金融政策によって経済が良くなることはない、いくら量的緩和をしても資金需要がないのであれば、短資会社の日銀当座に数字が積みあがるだけだ、と説明する日銀幹部に、日経新聞の記者がいう。
「では、本当に経済を回復させるものは何か」
日銀幹部が答える。
「それは、新しいビジネスそのものです」
すると、記者が言う。
「それなら、あなたがベンチャーをやりなさいよ。そんなに優秀で、能力があるなら、なんで日銀にいるのか?自分でビジネスをやったらいいじゃないか」
日銀幹部は、いや、それは私の任ではないというと、記者は言う。
「あんたらはいつもそうだ。自分たちが偉い、優秀だと言いながら、リスクのあるビジネスは民間がやれという。自分たちは、高給をもらって、実際の経済を批判しているだけじゃないか」
日銀幹部は言葉を失う。

おそらく、この記者の批判は、元日銀幹部だった木村氏自身に向けられたものでもあったろう。

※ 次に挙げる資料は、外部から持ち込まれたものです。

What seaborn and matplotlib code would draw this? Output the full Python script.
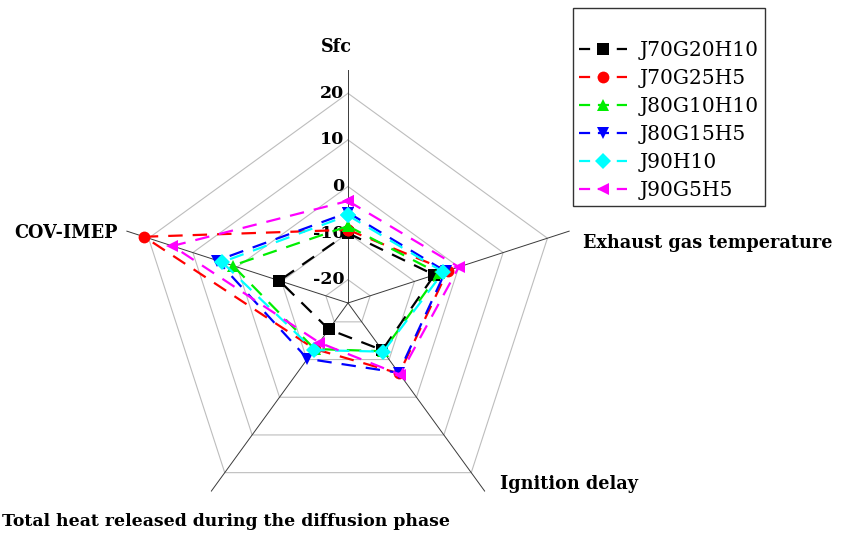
import numpy as np
import pandas as pd
import matplotlib
matplotlib.use("Agg")
import matplotlib.pyplot as plt
from matplotlib.lines import Line2D
import seaborn as sns

# ---------------- data ----------------
categories = ["Sfc", "Exhaust gas temperature", "Ignition delay",
              "Total heat released during the diffusion phase", "COV-IMEP"]
series_names = ["J70G20H10", "J70G25H5", "J80G10H10", "J80G15H5", "J90H10", "J90G5H5"]
J70G20H10 = [-10.0, -5.5, -12.5, -18.0, -9.5]
J70G25H5 = [-9.3, -2.5, -6.3, -12.8, 21.0]
J80G10H10 = [-8.5, -4.5, -12.2, -12.8, 1.0]
J80G15H5 = [-5.6, -3.0, -6.5, -10.2, 4.5]
J90H10 = [-6.2, -3.5, -12.1, -12.5, 3.4]
J90G5H5 = [-3.1, 0.0, -6.0, -14.5, 14.6]
tick_values = [-20, -10, 0, 10, 20]
tick_labels = ["-20", "-10", "0", "10", "20"]
r_min, r_max = -25, 25

series_values = [J70G20H10, J70G25H5, J80G10H10, J80G15H5, J90H10, J90G5H5]
colors = ["#000000", "#ff0000", "#00ee00", "#0000ff", "#00ffff", "#ff00ff"]
marker_list = ["s", "o", "^", "v", "D", "<"]

# ---------------- build long table ----------------
n = len(categories)
theta = np.arange(n) * 2 * np.pi / n
theta_closed = np.append(theta, 2 * np.pi)
rows = []
for name, vals in zip(series_names, series_values):
    closed = list(vals) + [vals[0]]
    for t, v in zip(theta_closed, closed):
        rows.append({"theta": t, "value": v, "series": name})
df = pd.DataFrame(rows)

palette = dict(zip(series_names, colors))
markers = dict(zip(series_names, marker_list))
dash_pat = (6.5, 4.5)
dashes = {s: dash_pat for s in series_names}

# ---------------- figure ----------------
W, H = 841, 536
fig = plt.figure(figsize=(W / 100, H / 100), dpi=100)
cx, cy, R = 348, 303, 233  # pixel centre / radius (from top-left)
ax = fig.add_axes([(cx - R) / W, (H - cy - R) / H, 2 * R / W, 2 * R / H],
                  projection="polar")
ax.set_theta_offset(np.pi / 2)
ax.set_theta_direction(-1)
ax.set_ylim(r_min, r_max)
ax.axis("off")

# polygon grid rings
for rv in tick_values:
    ax.plot(theta_closed, [rv] * (n + 1), color="#bdbdbd", lw=0.8, zorder=1)
# spokes
for t in theta:
    ax.plot([t, t], [r_min, r_max], color="#3a3a3a", lw=0.7, zorder=1)

# tick labels along the Sfc axis
for rv, lab in zip(tick_values, tick_labels):
    ax.annotate(lab, xy=(0, rv), xytext=(-2.5, 0), textcoords="offset points",
                ha="right", va="center", fontsize=12.5, fontweight="bold",
                family="DejaVu Serif", zorder=2)

sns.lineplot(data=df, x="theta", y="value", hue="series", style="series",
             hue_order=series_names, style_order=series_names,
             palette=palette, markers=markers, dashes=dashes,
             sort=False, estimator=None, legend=False, ax=ax,
             linewidth=1.6, markersize=8.5, markeredgewidth=0, zorder=3)

# category labels
lab_kw = dict(fontsize=12.7, fontweight="bold", family="DejaVu Serif")
fig.text(336 / W, 1 - 47 / H, categories[0], ha="center", va="center", **lab_kw)
fig.text(583 / W, 1 - 243 / H, categories[1], ha="left", va="center", **lab_kw)
fig.text(500 / W, 1 - 484 / H, categories[2], ha="left", va="center", **lab_kw)
fig.text(2 / W, 1 - 522 / H, categories[3], ha="left", va="center",
         fontsize=12.4, fontweight="bold", family="DejaVu Serif")
fig.text(118 / W, 1 - 233 / H, categories[4], ha="right", va="center", **lab_kw)

# legend
handles = [Line2D([], [], color=c, marker=m, markersize=8.5, markeredgewidth=0,
                  linewidth=1.6, dashes=(5, 3.5))
           for c, m in zip(colors, marker_list)]
leg = fig.legend(handles, series_names, loc="upper left",
                 bbox_to_anchor=(573 / W, 1 - 8 / H), frameon=True,
                 fancybox=False, edgecolor="black", title=" ",
                 prop={"family": "DejaVu Serif", "size": 14.5},
                 title_fontsize=12, handlelength=2.4, handletextpad=0.6,
                 labelspacing=0.45, borderpad=0.3, borderaxespad=0)
leg.get_frame().set_linewidth(1.0)

fig.savefig("out.png", dpi=100)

そんなに優秀なら、実際にベンチャーをやれよ。で、彼はやった。
しかし、彼が目指したミドルリスク、ミドルリターンの金融市場など、日本にはなかった。
日本の中小企業は保証協会をはじめとする公的金融が市場を押さえているので、彼の銀行に行く顧客は公的金融のおりない客=ハイリスク客ばかりになった。
ハイリスク客を相手にするには、それなりの回収スキームを持たねばならない。だから、商工ファンドへの迂回融資へのめり込んだ。。。

私は、木村氏は、国策と自分の信念を一致させようとして、ついに現実というジャングルに飲み込まれた人に思える。
そういう意味では、純粋な人だったのだと思う。なまじ偉そうな評論家にとどまっておれば、ああいうことはなかった。
彼の才能を惜しむ。
そう、現実には、優秀な人が成功するとは限らないのだ。成功した人を、むしろ優秀と呼ぶのだが、それは実は運も大いに関係している。
世間は、それを「運も実力のうち」と呼ぶ。
戦争と同じなのである。敗者に与えられるものは、何もない。それが現実なのである。